Diane Sawyer to Report From North Korea
Oct. 16, 2006 -- As tensions between North Korea and the West ratchet up, ABC News has been allowed rare access inside the totalitarian country.
"Good Morning America's" Diane Sawyer, who is in Beijing today, will travel to North Korea and begin reporting from inside the country Tuesday.
Sawyer's visit is extraordinary because the media in North Korea are so tightly controlled by the government.
Foreign journalists are almost never allowed inside the country.
Newspapers and radio and TV stations there serve up flattering reports about the country's leader, Kim Jong Il, and his agenda.
The media rights group, Reporters Without Frontiers, has called the country the worst violator of press freedom in the world.
Over the weekend, the U.N. Security Council voted unanimously to impose tough sanctions on North Korea for its nuclear test, including inspections of cargo going in and out of the country.

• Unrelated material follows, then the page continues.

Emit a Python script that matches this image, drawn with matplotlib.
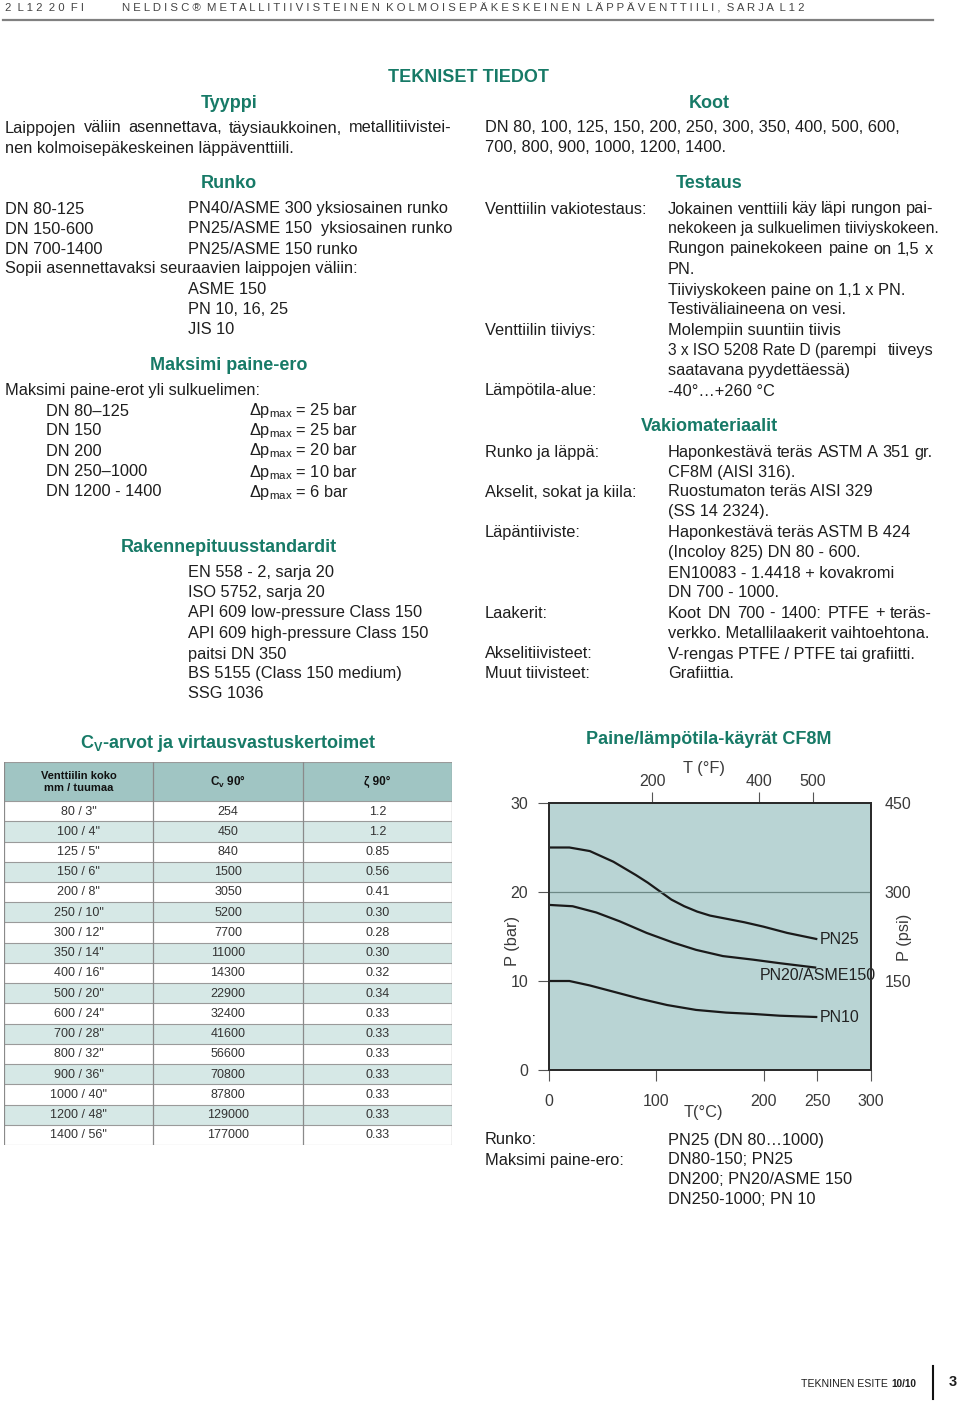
import matplotlib
matplotlib.use('Agg')
import matplotlib.pyplot as plt
from matplotlib.patches import Rectangle

plt.rcParams['font.family'] = ['Liberation Sans', 'DejaVu Sans']
plt.rcParams['mathtext.fontset'] = 'custom'
plt.rcParams['mathtext.rm'] = 'Liberation Sans'
plt.rcParams['mathtext.bf'] = 'Liberation Sans:bold'
plt.rcParams['mathtext.it'] = 'Liberation Sans:italic'

# --- table data (Cv values and resistance coefficients)
sizes = ['80 / 3"', '100 / 4"', '125 / 5"', '150 / 6"', '200 / 8"', '250 / 10"',
         '300 / 12"', '350 / 14"', '400 / 16"', '500 / 20"', '600 / 24"',
         '700 / 28"', '800 / 32"', '900 / 36"', '1000 / 40"', '1200 / 48"', '1400 / 56"']
cv90 = [254, 450, 840, 1500, 3050, 5200, 7700, 11000, 14300, 22900, 32400,
        41600, 56600, 70800, 87800, 129000, 177000]
zeta90 = ['1.2', '1.2', '0.85', '0.56', '0.41', '0.30', '0.28', '0.30', '0.32',
          '0.34', '0.33', '0.33', '0.33', '0.33', '0.33', '0.33', '0.33']

# --- pressure/temperature curves
t_pn25 = [0, 19, 38, 60, 81, 92, 103, 114, 126, 138, 150, 165, 182, 200, 222, 250]
p_pn25 = [25.0, 25.0, 24.6, 23.4, 21.9, 21.05, 20.1, 19.15, 18.4, 17.8, 17.35, 17.0, 16.6, 16.1, 15.4, 14.7]
t_pn20 = [0, 22, 44, 66, 91, 116, 137, 162, 190, 215, 249]
p_pn20 = [18.55, 18.4, 17.7, 16.7, 15.4, 14.3, 13.5, 12.8, 12.4, 12.0, 11.5]
t_pn10 = [0, 19, 38, 60, 85, 110, 137, 165, 190, 215, 250]
p_pn10 = [10.0, 10.0, 9.5, 8.8, 8.0, 7.3, 6.75, 6.45, 6.3, 6.1, 5.95]
curve_names = ['PN25', 'PN20/ASME150', 'PN10']
c_ticks = [0, 100, 200, 250, 300]
bar_ticks = [0, 10, 20, 30]
f_ticks = [200, 400, 500]
psi_ticks = [150, 300, 450]

W, H = 960, 1401
GREEN = '#177a67'
INK = '#1e1e1e'
BODY = 11.8

fig = plt.figure(figsize=(W / 100, H / 100), dpi=100)
renderer = fig.canvas.get_renderer()


def txt(x, y, s, size=BODY, color=INK, **kw):
    return fig.text(x / W, 1 - y / H, s, fontsize=size, color=color, va='center', **kw)


def head(x, y, s, size=13):
    return txt(x, y, s, size=size, color=GREEN, ha='center', fontweight='bold')


def justify(x0, x1, y, s, size=BODY):
    words = s.split()
    widths = []
    for w in words:
        t = fig.text(0, 0, w, fontsize=size)
        widths.append(t.get_window_extent(renderer).width)
        t.remove()
    gap = (x1 - x0 - sum(widths)) / (len(words) - 1)
    x = x0
    for w, wd in zip(words, widths):
        txt(x, y, w, size=size)
        x += wd + gap


def spaced(s):
    return '  '.join([' '.join(w) for w in s.split()])


# --- page header / footer
txt(5, 8, spaced('2 L12 20 FI'), size=8.2, color='#444')
txt(122, 8, spaced('NELDISC® METALLITIIVISTEINEN KOLMOISEPÄKESKEINEN LÄPPÄVENTTIILI, SARJA L12'),
    size=8.2, color='#444')
fig.add_artist(plt.Line2D([3 / W, 933 / W], [1 - 20 / H, 1 - 20 / H], color='#808080', lw=1.6))
txt(801, 1384, 'TEKNINEN ESITE', size=7.6)
txt(891, 1384, '10/10', size=7.2, fontweight='bold')
fig.add_artist(plt.Line2D([933 / W, 933 / W], [1 - 1366 / H, 1 - 1399 / H], color='#111', lw=1.5))
txt(949, 1382, '3', size=10.5, fontweight='bold')

head(469, 78, 'TEKNISET TIEDOT')

# --- left column
head(229, 103, 'Tyyppi')
justify(5, 452, 128, 'Laippojen väliin asennettava, täysiaukkoinen, metallitiivistei-')
txt(5, 148, 'nen kolmoisepäkeskeinen läppäventtiili.')
head(229, 184, 'Runko')
for y, a, b in [(209, 'DN 80-125', 'PN40/ASME 300 yksiosainen runko'),
                (229, 'DN 150-600', 'PN25/ASME 150  yksiosainen runko'),
                (249, 'DN 700-1400', 'PN25/ASME 150 runko')]:
    txt(5, y, a)
    txt(188, y, b)
txt(5, 269, 'Sopii asennettavaksi seuraavien laippojen väliin:')
for y, s in [(290, 'ASME 150'), (310, 'PN 10, 16, 25'), (330, 'JIS 10')]:
    txt(188, y, s)
head(229, 366, 'Maksimi paine-ero')
txt(5, 391, 'Maksimi paine-erot yli sulkuelimen:')
for y, a, b in [(411, 'DN 80–125', '25'), (431, 'DN 150', '25'), (451, 'DN 200', '20'),
                (472, 'DN 250–1000', '10'), (492, 'DN 1200 - 1400', '6')]:
    txt(46, y, a)
    txt(249, y, 'Δp$_{\\mathrm{max}}$ = ' + b + ' bar')
head(229, 548, 'Rakennepituusstandardit')
for y, s in [(573, 'EN 558 - 2, sarja 20'), (593, 'ISO 5752, sarja 20'),
             (613, 'API 609 low-pressure Class 150'), (633, 'API 609 high-pressure Class 150'),
             (654, 'paitsi DN 350'), (674, 'BS 5155 (Class 150 medium)'), (694, 'SSG 1036')]:
    txt(188, y, s)

# --- right column
head(709, 103, 'Koot')
txt(485, 128, 'DN 80, 100, 125, 150, 200, 250, 300, 350, 400, 500, 600,')
txt(485, 148, '700, 800, 900, 1000, 1200, 1400.')
head(709, 184, 'Testaus')
txt(485, 209, 'Venttiilin vakiotestaus:')
justify(668, 933, 209, 'Jokainen venttiili käy läpi rungon pai-')
txt(668, 229, 'nekokeen ja sulkuelimen tiiviyskokeen.', size=11.3)
justify(668, 933, 249, 'Rungon painekokeen paine on 1,5 x')
txt(668, 269, 'PN.')
txt(668, 290, 'Tiiviyskokeen paine on 1,1 x PN.')
txt(668, 310, 'Testiväliaineena on vesi.')
txt(485, 330, 'Venttiilin tiiviys:')
txt(668, 330, 'Molempiin suuntiin tiivis')
txt(668, 351, '3 x ISO 5208 Rate D (parempi', size=11.2)
txt(933, 351, 'tiiveys', ha='right')
txt(668, 371, 'saatavana pyydettäessä)')
txt(485, 391, 'Lämpötila-alue:')
txt(668, 391, '-40°…+260 °C')
head(709, 426, 'Vakiomateriaalit')
txt(485, 452, 'Runko ja läppä:')
justify(668, 932, 452, 'Haponkestävä teräs ASTM A 351 gr.')
txt(668, 472, 'CF8M (AISI 316).')
txt(485, 492, 'Akselit, sokat ja kiila:')
txt(668, 492, 'Ruostumaton teräs AISI 329')
txt(668, 512, '(SS 14 2324).')
txt(485, 532, 'Läpäntiiviste:')
txt(668, 532, 'Haponkestävä teräs ASTM B 424')
txt(668, 552, '(Incoloy 825) DN 80 - 600.')
txt(668, 573, 'EN10083 - 1.4418 + kovakromi')
txt(668, 593, 'DN 700 - 1000.')
txt(485, 613, 'Laakerit:')
justify(668, 932, 613, 'Koot DN 700 - 1400: PTFE + teräs-')
txt(668, 633, 'verkko. Metallilaakerit vaihtoehtona.')
txt(485, 654, 'Akselitiivisteet:')
txt(668, 654, 'V-rengas PTFE / PTFE tai grafiitti.')
txt(485, 674, 'Muut tiivisteet:')
txt(668, 674, 'Grafiittia.')

# --- Cv table
head(228, 743, r'C$_{\mathbf{V}}$-arvot ja virtausvastuskertoimet')
HEAD = 1.93
n = len(sizes)
tab = fig.add_axes([4 / W, 1 - 1145 / H, 448 / W, (1145 - 762) / H])
tab.set_xlim(0, 3)
tab.set_ylim(n + HEAD, 0)
tab.axis('off')
tab.add_patch(Rectangle((0, 0), 3, HEAD, fc='#a0c5c3', ec='none'))
for i in range(n):
    y0 = HEAD + i
    if i % 2 == 1:
        tab.add_patch(Rectangle((0, y0), 3, 1, fc='#d6e8e6', ec='none'))
    for j, v in enumerate([sizes[i], f'{cv90[i]}', zeta90[i]]):
        tab.text(j + 0.5, y0 + 0.52, v, ha='center', va='center', fontsize=9, color='#333')
for k in range(n + 1):
    tab.plot([0, 3], [HEAD + k, HEAD + k], color='#9a9a9a', lw=0.8)
tab.plot([0, 3], [0, 0], color='#9a9a9a', lw=0.8)
for xv in range(4):
    tab.plot([xv, xv], [0, n + HEAD], color='#8a8a8a', lw=0.9)
tab.text(0.5, HEAD / 2, 'Venttiilin koko\nmm / tuumaa', ha='center', va='center',
         fontsize=8, fontweight='bold', color='#111', linespacing=1.25)
tab.text(1.5, HEAD / 2, r'C$_{\mathbf{v}}$ 90°', ha='center', va='center',
         fontsize=8.5, fontweight='bold', color='#111')
tab.text(2.5, HEAD / 2, 'ζ 90°', ha='center', va='center',
         fontsize=8.5, fontweight='bold', color='#111')

# --- pressure / temperature chart
head(709, 740, 'Paine/lämpötila-käyrät CF8M')
ax = fig.add_axes([549 / W, 1 - 1070 / H, 322 / W, 267 / H])
ax.set_facecolor('#b9d4d4')
for t, p in [(t_pn25, p_pn25), (t_pn20, p_pn20), (t_pn10, p_pn10)]:
    ax.plot(t, p, color='#1a1a1a', lw=1.6, solid_capstyle='butt', solid_joinstyle='round')
ax.axhline(20, color='#6d8986', lw=0.9)
ax.set_xlim(0, 300)
ax.set_ylim(0, 30)
ax.set_xticks(c_ticks)
ax.set_yticks(bar_ticks)
ax.tick_params(direction='out', length=8, width=0.8, color='#555',
               labelsize=11.5, labelcolor='#3a3a3a', pad=7)
ax.tick_params(axis='x', pad=9)
ax.text(t_pn25[-1] + 2, p_pn25[-1], curve_names[0], fontsize=11.5, color='#222', va='center')
ax.text(t_pn20[-1] + 1, p_pn20[-1] - 0.85, curve_names[1], fontsize=11.5, color='#222',
        va='center', ha='center')
ax.text(t_pn10[-1] + 2, p_pn10[-1], curve_names[2], fontsize=11.5, color='#222', va='center')

axf = ax.twiny()
axf.set_xlim(7, 609)
axf.set_xticks(f_ticks)
axf.tick_params(direction='out', length=8, width=0.8, color='#555',
                labelsize=11.5, labelcolor='#3a3a3a', pad=2)
axp = ax.twinx()
axp.set_ylim(0, 450)
axp.set_yticks(psi_ticks)
axp.tick_params(length=0, labelsize=11.5, labelcolor='#3a3a3a', pad=10)
for a in (ax, axf, axp):
    for sp in a.spines.values():
        sp.set_color('#2b2b2b')
        sp.set_linewidth(1.3)

txt(704, 768, 'T (°F)', color='#3a3a3a', ha='center')
txt(703, 1112, 'T(°C)', color='#3a3a3a', ha='center')
txt(512, 941, 'P (bar)', color='#3a3a3a', ha='center', rotation=90)
txt(905, 937, 'P (psi)', color='#3a3a3a', ha='center', rotation=90)

txt(485, 1140, 'Runko:')
txt(668, 1140, 'PN25 (DN 80…1000)')
txt(485, 1160, 'Maksimi paine-ero:')
txt(668, 1160, 'DN80-150; PN25')
txt(668, 1180, 'DN200; PN20/ASME 150')
txt(668, 1200, 'DN250-1000; PN 10')

fig.savefig('out.png', dpi=100)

North Korea called the sanctions "gangsterlike" and ominously warned of taking "physical countermeasures."
Dealing with this crisis is especially difficult because North Korea is perhaps the most secretive, mysterious nation on Earth.
Nearly 23 million North Koreans live in virtual isolation, inside a reality created by Kim Jong Il.
Even as the rest of the world stays connected through the Internet, North Korea has very little presence on the Web.
The people reportedly know little about common technology such as cell phones and computers.
Education is paramount in the communist country, but children read his books and sing songs about the "dear leader" Kim Jong Il's "beautiful brain, his great heart."
Meanwhile, the country is economically crippled, relying on foreign aid to feed its people.
Aid organizations estimate that as many as 2 million people have died of starvation since the mid-1990s, because of natural disasters and government ineptitude.
But because it is so closed off, few outsiders have been there to learn the truth of daily life for families there today.
Sawyer will look into the daily lives of people in North Korea to see how they live, and will ask what they know about the outside world and the nuclear conflict playing out with the United States.